Curve bounding box - fast computation back

(L) [2014/02/26] [tby spectral] [Curve bounding box - fast computation] Wayback!

Hi all,
I'm currently looking for an approach to compute the bounding box of a cardinal curve (I use cardinal because the curve pass through the control points), in 2D !
You can look here for more explanations about the problem, and all the math stuffs : [LINK http://math.stackexchange.com/questions/691018/cardinal-curve-computing-the-bounding-boxe]
The problem is that I have write a "processing" program to draw the curve and the bounding box. But it does not gives the desired result... !
I attach the "processing" code if you are interested.
Any idea ?
Thx

(L) [2014/02/26] [tby darkhorse64] [Curve bounding box - fast computation] Wayback!

If you change the basis of your curve from Catmull-Rom to Bezier, the curve is contained into the convex hull of the new control points (this is a property of Bezier curves; this is also true for Bezier surfaces). The bounding box you need is then simply built from the list of control points.

(L) [2014/02/26] [tby spectral] [Curve bounding box - fast computation] Wayback!

Thanks,
It looks promising.... so my question is now : how to convert my 4 control point of the cardinal curve to the 4 control points of the Bezier curve ? right ?
Have you any reference please ?

(L) [2014/02/26] [tby darkhorse64] [Curve bounding box - fast computation] Wayback!

Quite simply
Code: [LINK # Select all]// The transformation matrix you need - Matrix4 is a 4x4 matrix
Matrix4 fromCatmullRom = Matrix4( -1, 3, -3, 1, 3, -6, 3, 0, -3, 3, 0, 0, 1, 0, 0, 0 ).inverse() // to bezier space
* Matrix4( -1, 3, -3, 1, 2, -5, 4, -1, -1, 0, 1, 0, 0, 2, 0, 0 ) / 2; // from catmull-rom space
For each component (x, y, z) of your control points, do
Code: [LINK # Select all]Vector4 oldControlPoints// = {x0, x1, x2, x3};
Vector4 newControlPoints = fromCatmullRom * oldControlPoints; // matrix - vector multiply

For detailed explanations, look at [LINK http://therndguy.com/papers/curves.pdf]

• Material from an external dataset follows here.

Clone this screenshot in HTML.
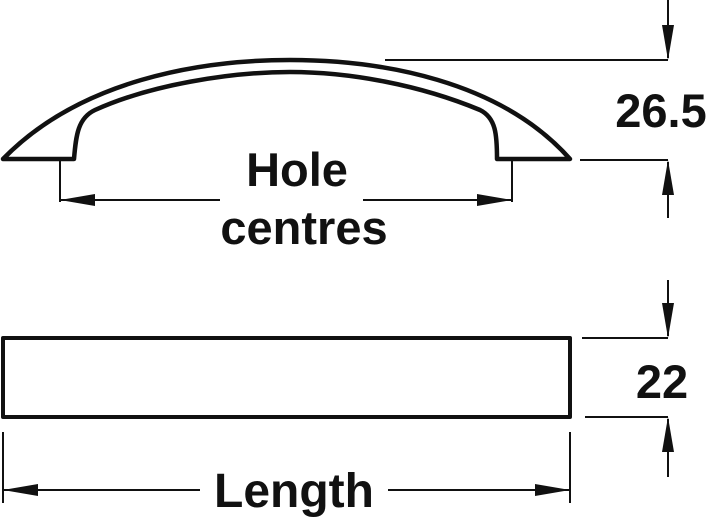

(L) [2014/02/26] [tby spectral] [Curve bounding box - fast computation] Wayback!

I have try using the following formulas : [LINK http://www.ibiblio.org/e-notes/Splines/Cardinal.htm]
It seems to work, and so quick to compute... but the problem is that it is not really the minimum bounding box !
BTW, I will look at your paper right now... thanks

(L) [2014/02/26] [tby spectral] [Curve bounding box - fast computation] Wayback!

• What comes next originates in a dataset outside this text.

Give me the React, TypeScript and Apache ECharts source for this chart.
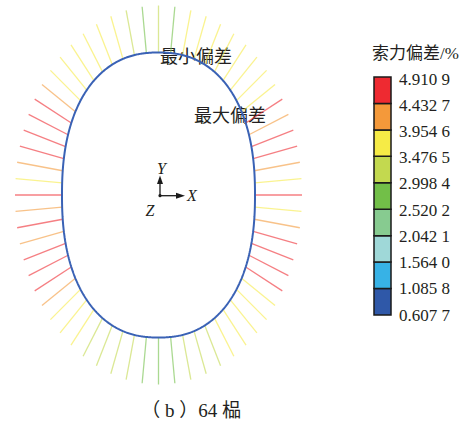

But the convex hull property is really interesting on the other side [SMILEY :-D]
Thanks

(L) [2014/02/26] [tby friedlinguini] [Curve bounding box - fast computation] Wayback!

The bounding box isn't minimal, but you can get closer by cutting the Bezier curve in half via de Casteljau subdivision and then taking the bounding box of all of the resulting control points. You can get arbitrarily tight bounds by subdividing recursively. You don't need to subdivide curves if the "interior" control points lie inside the bounding box containing just the endpoints, so this converges pretty quickly.

(L) [2014/03/04] [tby darkhorse64] [Curve bounding box - fast computation] Wayback!

I tried this optimization in my renderer. On a scene with thousands of curves, it decreased the rendering times by 10%. Thanks !!